Menanggapi hal tersebut, Kristo Samurung Tua Sagala, anggota tim penyusun naskah akademik dari Universitas Jember, menjelaskan bahwa secara hukum, kedua skema memang memiliki dasar yang berbeda. Merujuk pada Undang-Undang Nomor 19 Tahun 2013 tentang Perlindungan dan Pemberdayaan Petani, disebutkan bahwa asuransi merupakan tanggung jawab badan usaha, sedangkan ganti rugi akibat kejadian luar biasa menjadi kewajiban pemerintah.

“Asuransi itu badan usaha, sedangkan ganti rugi akibat kejadian luar biasa adalah tanggung jawab pemerintah. Maka dalam Undang-Undang Nomor 19 Tahun 2013, keduanya disebut secara terpisah,” terang Kristo.

Meski demikian, Kristo mengakui bahwa dalam implementasi, kedua skema ini perlu dicantumkan secara eksplisit dalam Raperda, namun dengan penekanan pada batasan yang rinci agar tidak menimbulkan multitafsir. Ia menyarankan agar ganti rugi hanya difokuskan untuk kejadian-kejadian luar biasa yang berada di luar cakupan perlindungan asuransi pertanian.

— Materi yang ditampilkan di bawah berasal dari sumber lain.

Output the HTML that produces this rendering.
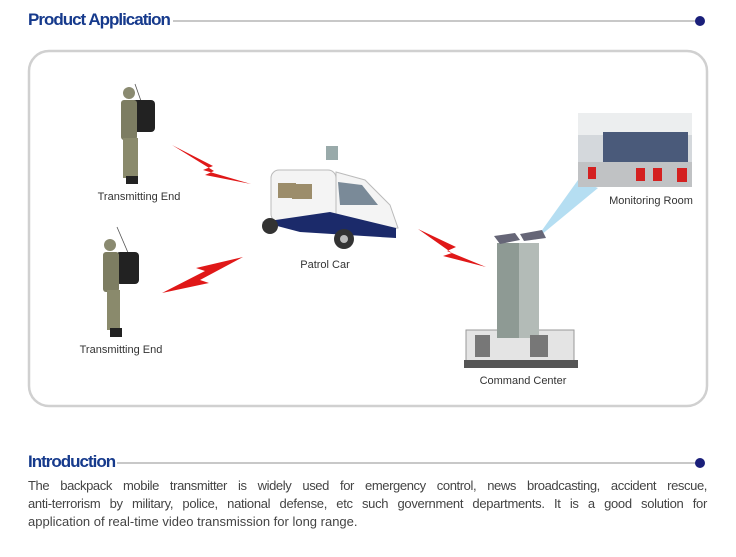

“Memang perlu pembatasan yang jelas. Misalnya, ganti rugi hanya untuk kejadian luar biasa yang tidak bisa ditanggung oleh asuransi,” tambah Kristo.

Selain aspek hukum dan perlindungan, diskusi juga menyinggung tentang keterbatasan kapasitas fiskal pemerintah daerah. Dalam hal ini, Kristo menilai pentingnya pertimbangan realistis dalam menyusun skema perlindungan. Ia mengingatkan bahwa apabila kejadian luar biasa menyebabkan gagal panen dalam skala luas, kemampuan fiskal daerah bisa menjadi kendala besar.

“Kalau ratusan hektar gagal panen karena kejadian luar biasa dan itu semua harus ditanggung pemerintah, saya pikir kemampuan daerah juga terbatas. Jadi lebih baik diarahkan ke mekanisme asuransi yang sudah berjalan,” jelasnya.

Pernyataan tersebut menggambarkan urgensi untuk memperkuat skema asuransi pertanian yang sudah ada saat ini. Selain sebagai instrumen mitigasi risiko, asuransi juga bisa menjadi solusi jangka panjang dalam mengurangi beban fiskal daerah saat terjadi bencana yang memengaruhi sektor pertanian.

Pada akhir rapat, semua pihak yang hadir sepakat bahwa penjelasan dalam pasal harus diperjelas kembali, agar tidak terjadi tumpang tindih kewenangan atau penafsiran di lapangan. Pemerintah daerah tetap didorong untuk hadir memberikan perlindungan bagi petani, misalnya melalui mekanisme subsidi atau bantuan tambahan yang tetap disesuaikan dengan kemampuan anggaran daerah.

Raperda ini diharapkan menjadi pijakan hukum yang tidak hanya melindungi petani dari risiko pertanian, tetapi juga memperkuat posisi mereka dalam menghadapi berbagai tantangan sektor pangan di masa depan. Fokus pada kejelasan skema asuransi dan ganti rugi merupakan bentuk konkret keberpihakan terhadap petani dalam pembangunan daerah.